Metamath Proof Explorer

Theorem smndex1gbas

Description: The constant functions ( GK ) are endofunctions on NN0 . (Contributed by AV, 12-Feb-2024) Avoid ax-rep and shorten proof. (Revised by GG, 2-Apr-2026)

Ref Expression
Hypotheses smndex1ibas.m 
|- M = ( EndoFMnd ` NN0 )
smndex1ibas.n 
|- N e. NN
smndex1ibas.i 
|- I = ( x e. NN0 |-> ( x mod N ) )
smndex1ibas.g 
|- G = ( n e. ( 0 ..^ N ) |-> ( x e. NN0 |-> n ) )
Assertion smndex1gbas 
|- ( K e. ( 0 ..^ N ) -> ( G ` K ) e. ( Base ` M ) )

Proof

Step Hyp Ref Expression
1 smndex1ibas.m 
 |-  M = ( EndoFMnd ` NN0 )
2 smndex1ibas.n 
 |-  N e. NN
3 smndex1ibas.i 
 |-  I = ( x e. NN0 |-> ( x mod N ) )
4 smndex1ibas.g 
 |-  G = ( n e. ( 0 ..^ N ) |-> ( x e. NN0 |-> n ) )
5 elfzonn0 
 |-  ( K e. ( 0 ..^ N ) -> K e. NN0 )
6 5 adantr 
 |-  ( ( K e. ( 0 ..^ N ) /\ x e. NN0 ) -> K e. NN0 )
7 6 fmpttd 
 |-  ( K e. ( 0 ..^ N ) -> ( x e. NN0 |-> K ) : NN0 --> NN0 )
8 nn0ex 
 |-  NN0 e. _V
9 8 8 elmap 
 |-  ( ( x e. NN0 |-> K ) e. ( NN0 ^m NN0 ) <-> ( x e. NN0 |-> K ) : NN0 --> NN0 )
10 7 9 sylibr 
 |-  ( K e. ( 0 ..^ N ) -> ( x e. NN0 |-> K ) e. ( NN0 ^m NN0 ) )
11 id 
 |-  ( n = K -> n = K )
12 11 mpteq2dv 
 |-  ( n = K -> ( x e. NN0 |-> n ) = ( x e. NN0 |-> K ) )
13 fconstmpt 
 |-  ( NN0 X. { K } ) = ( x e. NN0 |-> K )
14 snex 
 |-  { K } e. _V
15 8 14 xpex 
 |-  ( NN0 X. { K } ) e. _V
16 13 15 eqeltrri 
 |-  ( x e.
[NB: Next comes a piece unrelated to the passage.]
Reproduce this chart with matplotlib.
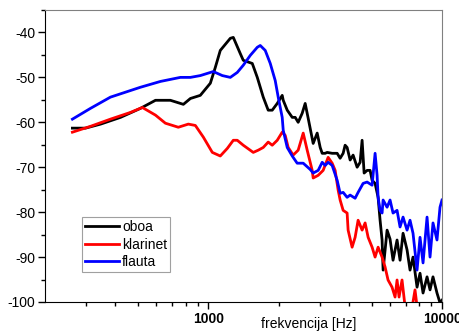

NN0 |-> K ) e. _V
17 12 4 16 fvmpt 
 |-  ( K e. ( 0 ..^ N ) -> ( G ` K ) = ( x e. NN0 |-> K ) )
18 eqid 
 |-  ( Base ` M ) = ( Base ` M )
19 1 18 efmndbas 
 |-  ( Base ` M ) = ( NN0 ^m NN0 )
20 19 a1i 
 |-  ( K e. ( 0 ..^ N ) -> ( Base ` M ) = ( NN0 ^m NN0 ) )
21 10 17 20 3eltr4d 
 |-  ( K e. ( 0 ..^ N ) -> ( G ` K ) e. ( Base ` M ) )